Ogni volta che visitiamo un museo importante ci imbattiamo puntualmente in grandi dipinti che raffigurano tante battaglie della Storia.
In questi giorni, in cui i telegiornali di tutto il mondo riversano nei nostri occhi migliaia di immagini della guerra in Ucraina, viviamo quasi inconsapevoli la tragedia che si sta consumando, tanto siamo ormai assuefatti al continuo apparire sui nostri schermi di scene di violenza e distruzione.
La differenza tra lo spirito epico con cui venivano raffigurati gli scontri di un tempo ed il drammatico realismo dei reportage di oggi l’ha fatta la fotografia.
Fotografia che ha avuto una tale presa sul pubblico che, con lo sviluppo tecnologico, ha anche portato prima il cinema, poi la televisione ed infine, ai giorni nostri, lo streaming, dentro le trincee ed in prima linea.
Una differenza ancora più invasiva della nostra sensibilità se si pensa che un tempo le battaglie erano combattute dagli eserciti contrapposti, ma difficilmente coinvolgevano direttamente dei civili. Ciò che succedeva dopo, a seguito del risultato della battaglia, era un altro affare.
Ma con il coinvolgimento diretto delle popolazioni, diventate sempre più ostaggio dei conflitti, la rappresentazione visuale della guerra ha assunto un’importanza sempre più decisiva, anche nel mostrare in maniera inconfutabile i peggiori crimini di guerra.
Cosa sarebbe della narrazione dell’Olocausto senza le foto che i reporter di guerra scattarono all’arrivo nei campi di concentramento appena liberati? o delle tante guerre fomentate, e poi dimenticate, lontano dai nostri sguardi ma altrettanto terribili e devastanti?
Così ho voluto capire come sia nato il reportage di guerra e sono risalito, si potrebbe dire per i ricorsi della Storia, alla guerra di Crimea del 1853.
La stessa Crimea, che ora fa da scenografia alla guerra di questi giorni, fu teatro di un conflitto sanguinosissimo (alla fine si contarono circa 260.000 morti), che vide contrapposti impero russo, da una parte, e la coalizione composta da impero ottomano, Francia, Inghilterra e regno di Sardegna dall’altro.
Per me, torinese di nascita, i nomi di Crimea, Sebastopoli e di Cernaia sono sempre risuonati familiari.

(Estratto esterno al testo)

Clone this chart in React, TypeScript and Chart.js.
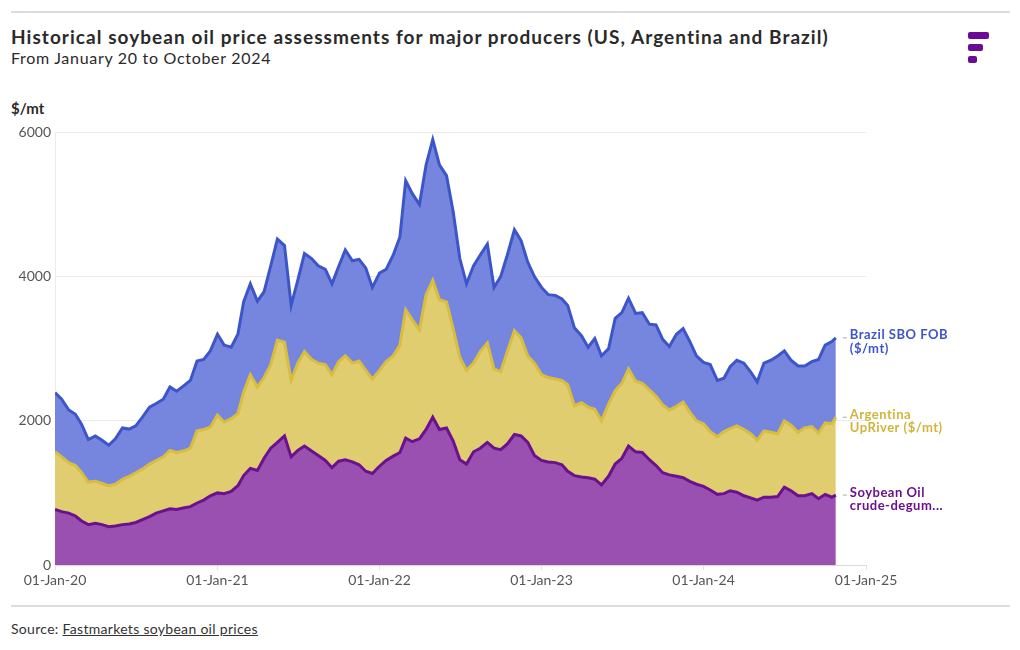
import React, { useEffect, useRef } from "react";
import { Chart, registerables } from "chart.js";

Chart.register(...registerables);

// ---- Data ----
const pad = (n: number) => (n < 10 ? "0" + n : "" + n);
const DATES: string[] = [];
for (let y = 2020; y <= 2024; y++) {
  for (let m = 1; m <= 12; m++) {
    if (y === 2024 && m > 10) continue;
    DATES.push(`${y}-${pad(m)}-01`);
    DATES.push(`${y}-${pad(m)}-16`);
  }
}
DATES.push("2024-10-25");

// Soybean Oil crude-degummed ($/mt)
const US_CRUDE = [
  770, 740, 720, 680, 610, 560, 580, 560, 530, 540,
  560, 570, 590, 630, 670, 720, 750, 780, 770, 790,
  810, 860, 900, 960, 1000, 990, 1020, 1100, 1240, 1340,
  1310, 1480, 1620, 1700, 1790, 1500, 1590, 1650, 1580, 1520,
  1450, 1350, 1440, 1460, 1430, 1390, 1300, 1270, 1370, 1450,
  1510, 1560, 1760, 1710, 1750, 1880, 2050, 1880, 1900, 1720,
  1460, 1400, 1570, 1620, 1700, 1620, 1600, 1680, 1810, 1790,
  1700, 1520, 1450, 1430, 1420, 1390, 1300, 1240, 1220, 1210,
  1190, 1110, 1230, 1400, 1480, 1650, 1570, 1560, 1460, 1380,
  1280, 1250, 1230, 1210, 1160, 1120, 1090, 1040, 980, 990,
  1030, 1010, 960, 930, 900, 940, 940, 950, 1080, 1030,
  960, 960, 990, 920, 980, 940, 970,
];

// Argentina UpRiver ($/mt)
const ARGENTINA = [
  800, 760, 700, 700, 670, 590, 580, 570, 570, 580,
  630, 660, 690, 700, 730, 730, 750, 810, 790, 790,
  810, 1000, 980, 950, 1080, 990, 1010, 1000, 1160, 1300,
  1160, 1120, 1160, 1420, 1300, 1060, 1210, 1310, 1270, 1280,
  1330, 1290, 1380, 1440, 1370, 1440, 1400, 1310, 1330, 1370,
  1390, 1490, 1780, 1690, 1510, 1870, 1900, 1800, 1750, 1560,
  1420, 1300, 1230, 1340, 1380, 1100, 1080, 1280, 1440, 1360,
  1200, 1280, 1190, 1170, 1160, 1170, 1200, 970, 1030, 980,
  970, 890, 1000, 1020, 1040, 1070, 980, 960, 970, 960,
  940, 900, 970, 1050, 960, 880, 870, 810, 800, 860,
  860, 920, 920, 890, 830, 920, 900, 870, 920, 910,
  880, 940, 930, 910, 990, 1020, 1080,
];

// Brazil SBO FOB ($/mt)
const BRAZIL = [
  820, 800, 730, 710, 670, 590, 630, 600, 560, 630,
  710, 655, 650, 720, 790, 790, 800, 880, 850, 900,
  940, 970, 970, 1060, 1120, 1070, 990, 1100, 1250, 1260,
  1190, 1190, 1370, 1400, 1340, 1040, 1150, 1360, 1400, 1350,
  1320, 1260, 1320, 1470, 1420, 1410, 1420, 1270, 1350, 1280,
  1400, 1500, 1790, 1750, 1740, 1800, 1950, 1870, 1750, 1620,
  1370, 1200, 1350, 1340, 1370, 1130, 1320, 1340, 1400, 1350,
  1300, 1200, 1210, 1150, 1160, 1130, 1100, 1080, 930, 830,
  980, 900, 770, 1000, 980, 980, 940, 980, 910, 990,
  910, 880, 1000, 1020, 980, 900, 850, 930, 780, 740,
  860, 910, 920, 860, 810, 940, 1000, 1080, 970, 900,
  920, 860, 900, 1020, 1080, 1140, 1100,
];

const SERIES_NAMES = [
  "Soybean Oil crude-degummed ($/mt)",
  "Argentina UpRiver ($/mt)",
  "Brazil SBO FOB ($/mt)",
];
const SERIES_LABELS = [
  ["Soybean Oil", "crude-degum..."],
  ["Argentina", "UpRiver ($/mt)"],
  ["Brazil SBO FOB", "($/mt)"],
];
const X_TICK_DATES = ["2020-01-01", "2021-01-01", "2022-01-01", "2023-01-01", "2024-01-01", "2025-01-01"];
const X_TICK_LABELS = ["01-Jan-20", "01-Jan-21", "01-Jan-22", "01-Jan-23", "01-Jan-24", "01-Jan-25"];
const Y_TICKS = [0, 2000, 4000, 6000];

const LINE_COLORS = ["#6b1190", "#d8bd3e", "#3c55c9"];
const FILL_COLORS = ["#9a50b0", "#dfcd70", "#7686de"];
const LABEL_COLORS = ["#6b1190", "#d2b43a", "#3c55c9"];

const FONT = "Lato, 'Open Sans', sans-serif";

const toDay = (s: string) => {
  const [y, m, d] = s.split("-").map(Number);
  return (Date.UTC(y, m - 1, d) - Date.UTC(2020, 0, 1)) / 86400000;
};

const endLabels = {
  id: "endLabels",
  afterDatasetsDraw(chart: any) {
    const ctx = chart.ctx;
    chart.data.datasets.forEach((_ds: any, i: number) => {
      const meta = chart.getDatasetMeta(i);
      const pt = meta.data[meta.data.length - 1];
      if (!pt) return;
      const lines = SERIES_LABELS[i];
      const cy = pt.y + 4;
      ctx.save();
      ctx.strokeStyle = "#aaaaaa";
      ctx.lineWidth = 1;
      ctx.beginPath();
      ctx.moveTo(pt.x + 7, pt.y);
      ctx.lineTo(pt.x + 11, pt.y);
      ctx.stroke();
      ctx.font = `bold 13px ${FONT}`;
      try {
        (ctx as any).letterSpacing = "0.5px";
      } catch (e) {}
      ctx.fillStyle = LABEL_COLORS[i];
      ctx.textBaseline = "middle";
      ctx.textAlign = "left";
      lines.forEach((t, j) => {
        ctx.fillText(t, pt.x + 14, cy + (j - (lines.length - 1) / 2) * 13.5);
      });
      ctx.restore();
    });
  },
};

export default function App() {
  const canvasRef = useRef<HTMLCanvasElement | null>(null);

  useEffect(() => {
    if (!canvasRef.current) return;
    const xs = DATES.map(toDay);
    const seriesValues = [US_CRUDE, ARGENTINA, BRAZIL];
    const tickValues = X_TICK_DATES.map(toDay);
    const chart = new Chart(canvasRef.current, {
      type: "line",
      data: {
        datasets: seriesValues.map((vals, i) => ({
          label: SERIES_NAMES[i],
          data: vals.map((v, j) => ({ x: xs[j], y: v })),
          borderColor: LINE_COLORS[i],
          backgroundColor: FILL_COLORS[i],
          borderWidth: 3,
          pointRadius: 0,
          tension: 0,
          fill: i === 0 ? "origin" : "-1",
        })),
      },
      options: {
        animation: false,
        responsive: false,
        maintainAspectRatio: false,
        layout: { padding: { top: 10, right: 154, left: 0, bottom: 0 } },
        plugins: {
          legend: { display: false },
          tooltip: { enabled: false },
        },
        scales: {
          x: {
            type: "linear",
            min: 0,
            max: tickValues[tickValues.length - 1],
            afterBuildTicks: (scale: any) => {
              scale.ticks = tickValues.map((v) => ({ value: v }));
            },
            afterFit: (scale: any) => {
              scale.height = 35;
            },
            grid: {
              drawOnChartArea: false,
              color: "#e2e2e2",
              tickLength: 5,
            },
            border: { color: "#d9d9d9", width: 1 },
            ticks: {
              autoSkip: false,
              maxRotation: 0,
              padding: 2,
              color: "#555555",
              font: { family: FONT, size: 14 },
              callback: (v: any) => {
                const idx = tickValues.indexOf(Number(v));
                return idx >= 0 ? X_TICK_LABELS[idx] : "";
              },
            },
          },
          y: {
            stacked: true,
            min: 0,
            max: 6000,
            afterBuildTicks: (scale: any) => {
              scale.ticks = Y_TICKS.map((v) => ({ value: v }));
            },
            afterFit: (scale: any) => {
              scale.width = 55;
            },
            grid: { color: "#ebebeb", drawTicks: false },
            border: { display: true, color: "#ebebeb" },
            ticks: {
              padding: 4,
              color: "#555555",
              font: { family: FONT, size: 14 },
              callback: (v: any) => String(v),
            },
          },
        },
      },
      plugins: [endLabels],
    });
    return () => chart.destroy();
  }, []);

  return (
    <div
      style={{
        position: "absolute",
        left: 0,
        top: 0,
        width: 1020,
        height: 650,
        background: "#ffffff",
        fontFamily: FONT,
        color: "#222",
        overflow: "hidden",
      }}
    >
      <div style={{ position: "absolute", left: 11, top: 11, width: 999, height: 2, background: "#dddddd" }} />
      <div
        style={{
          position: "absolute",
          left: 11,
          top: 25,
          fontSize: 19,
          fontWeight: 700,
          letterSpacing: 1.05,
          color: "#2a2a2a",
          whiteSpace: "nowrap",
        }}
      >
        Historical soybean oil price assessments for major producers (US, Argentina and Brazil)
      </div>
      <div
        style={{
          position: "absolute",
          left: 11,
          top: 48,
          fontSize: 16,
          letterSpacing: 0.7,
          color: "#2a2a2a",
          whiteSpace: "nowrap",
        }}
      >
        From January 20 to October 2024
      </div>
      <div style={{ position: "absolute", left: 968, top: 32, width: 21, height: 7, borderRadius: 2, background: "#6a0a96" }} />
      <div style={{ position: "absolute", left: 968, top: 44, width: 15, height: 7, borderRadius: 2, background: "#6a0a96" }} />
      <div style={{ position: "absolute", left: 968, top: 56, width: 9, height: 7, borderRadius: 2, background: "#6a0a96" }} />
      <div style={{ position: "absolute", left: 11, top: 99, fontSize: 15, fontWeight: 700, color: "#2a2a2a" }}>$/mt</div>
      <canvas
        ref={canvasRef}
        width={1020}
        height={480}
        style={{ position: "absolute", left: 0, top: 120, width: 1020, height: 480 }}
      />
      <div style={{ position: "absolute", left: 11, top: 605, width: 999, height: 2, background: "#dddddd" }} />
      <div style={{ position: "absolute", left: 11, top: 620, fontSize: 14, letterSpacing: 0.3, color: "#333" }}>
        Source: <span style={{ textDecoration: "underline" }}>Fastmarkets soybean oil prices</span>
      </div>
    </div>
  );
}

Torino ancora chiama con questi nomi dei punti importanti della città, conservando la memoria della partecipazione dell’esercito sabaudo, comandato dal generale Alfonso La Marmora, a quella spedizione così lontana dalle lande piemontesi (soprattutto a quei tempi).
Fu il Times di Londra che volle spedire al fronte il primo, vero reporter di guerra della storia del giornalismo: l’irlandese William Russell, inviato al seguito del corpo militare inglese nei punti nevralgici del conflitto, a partire dalla primavera del 1854.
E IL PRIMO FOTOREPORTER?
A mandare un fotografo ufficiale fu invece la regina Vittoria in persona, che per quella campagna militare voleva un servizio illustrato (il primo del genere) che desse un'immagine eroica dell'impresa britannica: il fotografo era Roger Fenton.
Fenton si spostava lungo il fronte su un ingombrante carro, con le sue attrezzature (lastre di vetro e taniche di prodotti chimici), un letto ed i viveri (per sé ed anche per i cavalli).
Nella primavera del 1855 scattò circa 360 foto, in condizioni estremamente difficili. Lavorava all'alba per evitare il caldo eccessivo stando ben attento a non destare l'attenzione dell'artiglieria russa.
Alla fine del mese di giugno venne colpito dal colera e fu costretto a rientrare in Gran Bretagna: a Londra fu poi allestita una mostra con quasi tutti i suoi scatti.
La guerra non è stata più la stessa, da quella campagna militare, e con la diffusione dei media sempre più cittadini hanno potuto rendersi conto in maniera evidente di quale fosse il vero volto della guerra, ovunque si presentasse.
Il volto della morte e della distruzione.